With the invention of hash-tags you
would think it would help organize things in the social media jungle. While
this has indeed help consumers find content faster it also gives producers
unlimited power of how they categorize and preserve content. With the ability
to create any hash-tag the producer wants, it makes analyzing links
impractical. A solution to this could be social media websites to only allow
specific tags, and thus funneling links into bigger more constructive pools.

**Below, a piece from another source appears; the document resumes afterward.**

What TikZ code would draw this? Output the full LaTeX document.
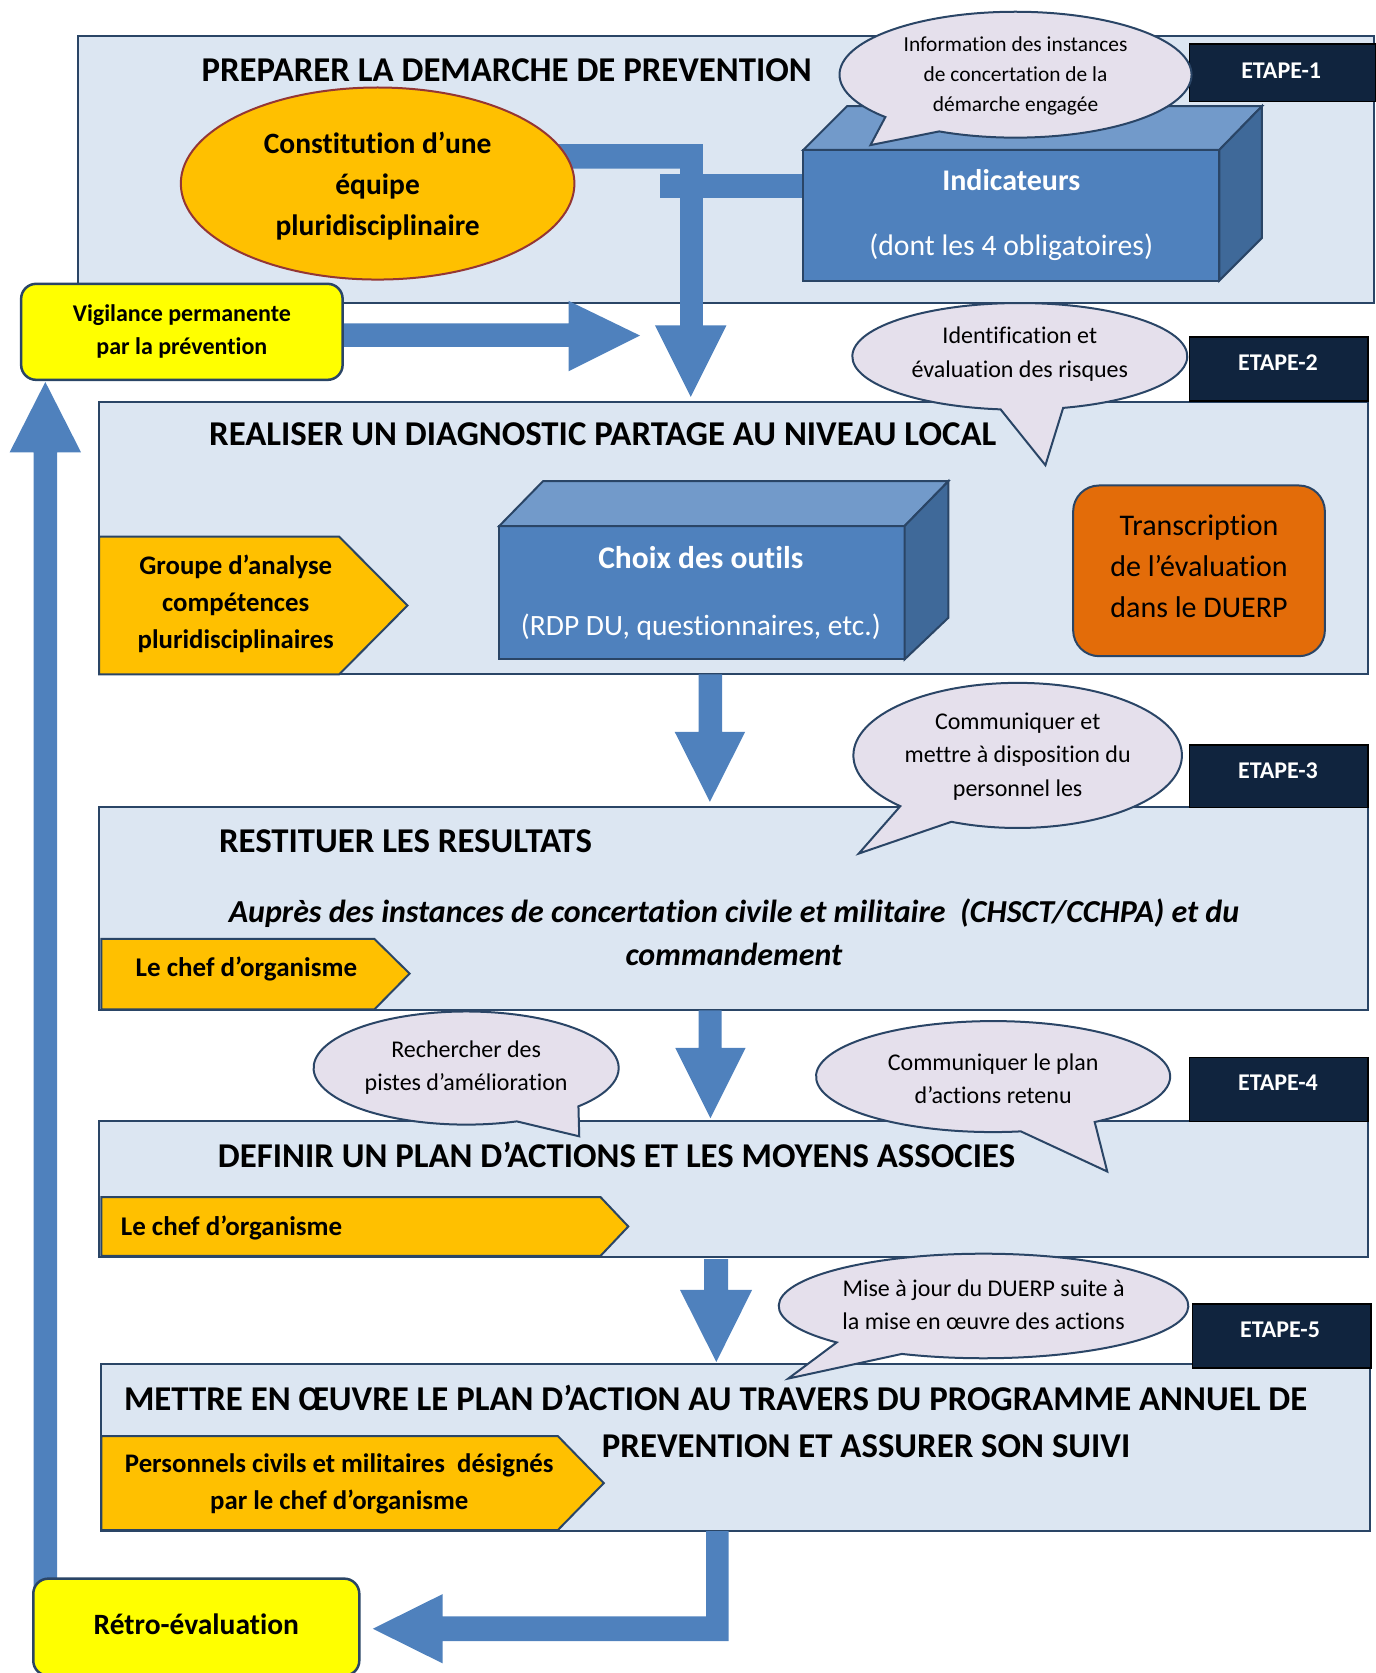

The premise and structure of social
media websites is connecting with people and while their goal is to connect you
with people with similar interests and views, this is not always the case. The
9/11 examples that Foot uses explains this well in that web sphere analysis is
changed through social networking sites because of it becomes a system of links
and personal interests. Furthermore, information I feel gets lost with SNS
making it difficult to use it for WS analysis. With so many producers, it would
be just difficult to make sense of the data and understanding which producer
made what.
I feel the 2013 Boston Marathon
Bombing is an excellent event to compare with the post 9/11 productions and I see
individual producers voicing their opinions even more. Social media has not
advanced enough in the way they control data to accommodate for its high pool
of content producers. If anything the
marathon bombing would have more individuals announcing their personal views
than 9/11 since SNS has grown so much since 2001, I mean its why Twitter is as
popular as it is, people like voicing their opinions and it’s as easy as ever
to accomplish this. Thinking about it
makes sense though, if there is a major travesty, disaster, or event in the
world where do you go, to a stand-alone news website or government page? Most
likely you find out more about it from Twitter, Facebook, or some other social
networking website that has many more producer insights.